Figure scripts:
○ ○ ○ ○

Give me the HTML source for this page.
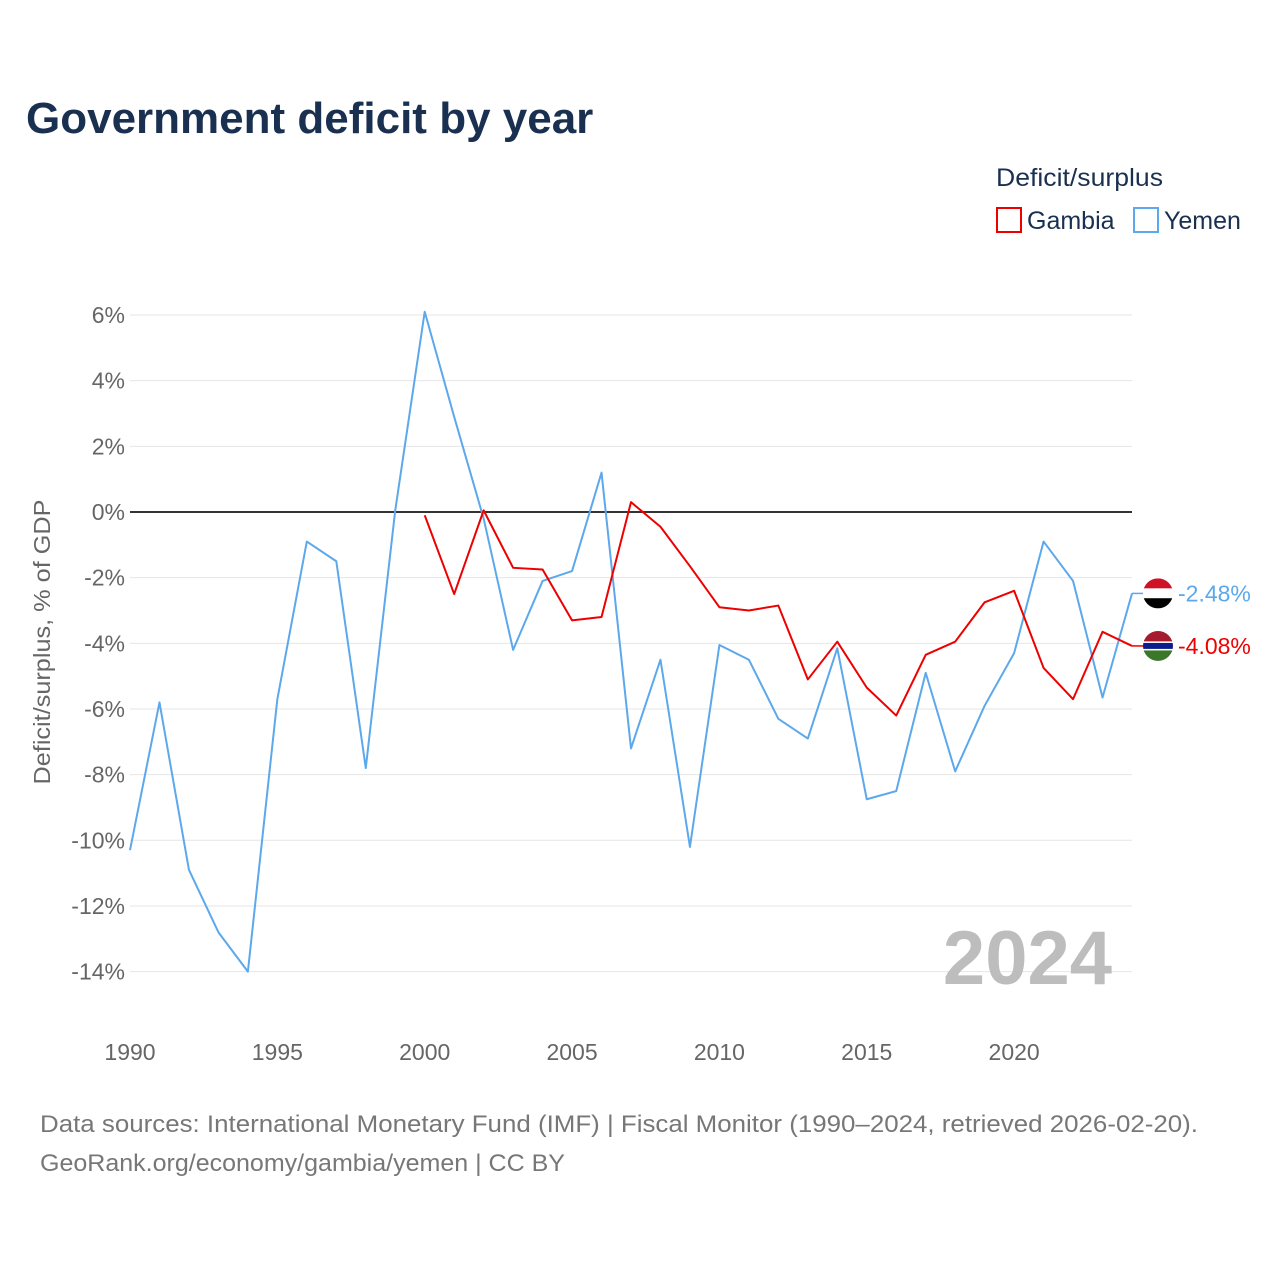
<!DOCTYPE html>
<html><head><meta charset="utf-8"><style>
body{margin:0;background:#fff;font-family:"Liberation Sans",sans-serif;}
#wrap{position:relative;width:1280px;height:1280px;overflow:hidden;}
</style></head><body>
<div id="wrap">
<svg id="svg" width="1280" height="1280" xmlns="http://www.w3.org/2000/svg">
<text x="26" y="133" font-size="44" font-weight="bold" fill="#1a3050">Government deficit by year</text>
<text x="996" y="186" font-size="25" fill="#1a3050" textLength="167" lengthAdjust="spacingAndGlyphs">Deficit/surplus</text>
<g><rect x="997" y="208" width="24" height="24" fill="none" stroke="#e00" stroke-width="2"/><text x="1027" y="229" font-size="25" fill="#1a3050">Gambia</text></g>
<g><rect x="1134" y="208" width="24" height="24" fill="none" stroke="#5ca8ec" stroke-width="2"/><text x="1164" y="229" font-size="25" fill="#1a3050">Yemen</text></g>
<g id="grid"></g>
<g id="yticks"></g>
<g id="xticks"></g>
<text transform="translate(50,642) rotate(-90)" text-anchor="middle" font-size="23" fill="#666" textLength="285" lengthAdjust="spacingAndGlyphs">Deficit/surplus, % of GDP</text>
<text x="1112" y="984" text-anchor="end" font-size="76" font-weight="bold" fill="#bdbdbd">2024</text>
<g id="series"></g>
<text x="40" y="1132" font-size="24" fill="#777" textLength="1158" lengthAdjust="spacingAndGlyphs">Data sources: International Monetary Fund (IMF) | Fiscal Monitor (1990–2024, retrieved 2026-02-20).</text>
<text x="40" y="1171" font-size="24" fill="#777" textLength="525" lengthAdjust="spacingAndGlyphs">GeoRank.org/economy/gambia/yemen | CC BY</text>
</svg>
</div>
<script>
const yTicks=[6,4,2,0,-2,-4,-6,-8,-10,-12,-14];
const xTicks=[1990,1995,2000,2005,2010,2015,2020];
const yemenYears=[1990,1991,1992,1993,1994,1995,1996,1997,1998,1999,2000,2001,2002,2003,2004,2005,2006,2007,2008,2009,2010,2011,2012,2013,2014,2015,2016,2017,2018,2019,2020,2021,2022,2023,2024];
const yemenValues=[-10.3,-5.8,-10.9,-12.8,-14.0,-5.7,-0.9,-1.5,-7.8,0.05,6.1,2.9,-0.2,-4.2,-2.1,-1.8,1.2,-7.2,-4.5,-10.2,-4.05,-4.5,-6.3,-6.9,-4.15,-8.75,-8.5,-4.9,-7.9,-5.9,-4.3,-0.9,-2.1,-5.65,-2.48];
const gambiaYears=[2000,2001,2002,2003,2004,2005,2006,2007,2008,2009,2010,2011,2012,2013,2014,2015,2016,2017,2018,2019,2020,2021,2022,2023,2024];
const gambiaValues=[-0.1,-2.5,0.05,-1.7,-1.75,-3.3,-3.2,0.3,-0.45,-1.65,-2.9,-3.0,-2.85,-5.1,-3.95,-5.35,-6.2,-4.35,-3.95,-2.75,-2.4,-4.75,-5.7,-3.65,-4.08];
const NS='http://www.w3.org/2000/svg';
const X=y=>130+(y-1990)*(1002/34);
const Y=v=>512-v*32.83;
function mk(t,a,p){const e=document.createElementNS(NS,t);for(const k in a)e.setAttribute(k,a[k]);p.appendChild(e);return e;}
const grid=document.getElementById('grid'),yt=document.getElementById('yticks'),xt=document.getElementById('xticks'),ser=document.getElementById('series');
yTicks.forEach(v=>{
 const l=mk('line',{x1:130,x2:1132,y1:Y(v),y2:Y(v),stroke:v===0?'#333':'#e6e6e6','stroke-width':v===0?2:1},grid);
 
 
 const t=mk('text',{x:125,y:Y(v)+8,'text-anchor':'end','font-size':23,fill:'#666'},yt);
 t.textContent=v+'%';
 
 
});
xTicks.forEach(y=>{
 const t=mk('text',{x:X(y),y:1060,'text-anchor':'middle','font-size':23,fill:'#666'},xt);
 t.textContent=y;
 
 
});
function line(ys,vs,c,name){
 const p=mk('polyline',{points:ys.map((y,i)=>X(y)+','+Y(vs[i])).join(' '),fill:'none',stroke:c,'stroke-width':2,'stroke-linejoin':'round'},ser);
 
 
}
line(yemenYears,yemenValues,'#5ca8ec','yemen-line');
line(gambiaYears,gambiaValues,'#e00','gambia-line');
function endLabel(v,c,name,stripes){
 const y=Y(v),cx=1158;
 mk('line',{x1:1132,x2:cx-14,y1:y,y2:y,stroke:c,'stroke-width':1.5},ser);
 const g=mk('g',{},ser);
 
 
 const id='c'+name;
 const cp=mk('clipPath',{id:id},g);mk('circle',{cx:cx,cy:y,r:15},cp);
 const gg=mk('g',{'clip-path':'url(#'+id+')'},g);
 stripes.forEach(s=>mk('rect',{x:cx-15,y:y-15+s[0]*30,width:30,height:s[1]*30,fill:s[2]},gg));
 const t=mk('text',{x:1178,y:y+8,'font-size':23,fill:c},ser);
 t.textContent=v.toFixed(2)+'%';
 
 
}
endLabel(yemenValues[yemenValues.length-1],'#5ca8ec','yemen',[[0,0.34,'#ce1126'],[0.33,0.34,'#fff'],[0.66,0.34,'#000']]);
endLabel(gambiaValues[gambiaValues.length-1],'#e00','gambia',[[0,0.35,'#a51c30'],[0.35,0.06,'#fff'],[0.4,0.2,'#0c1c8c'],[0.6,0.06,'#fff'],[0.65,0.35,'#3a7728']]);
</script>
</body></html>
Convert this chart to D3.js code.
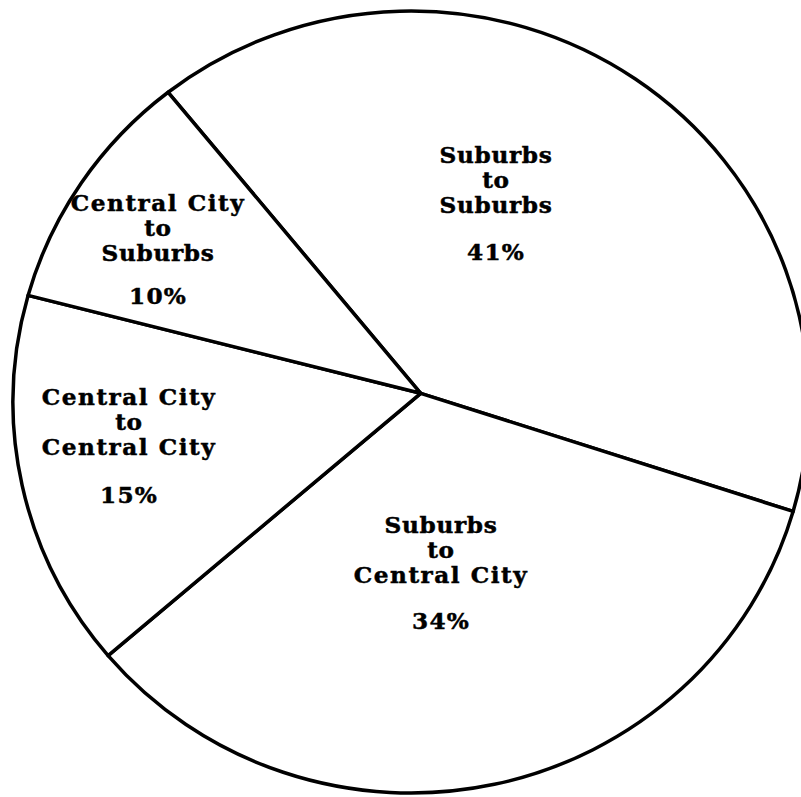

○ ○ ○ ○

Goal
Exactly how many lines contain "this"? State the number and nothing else.

Answer to the task
2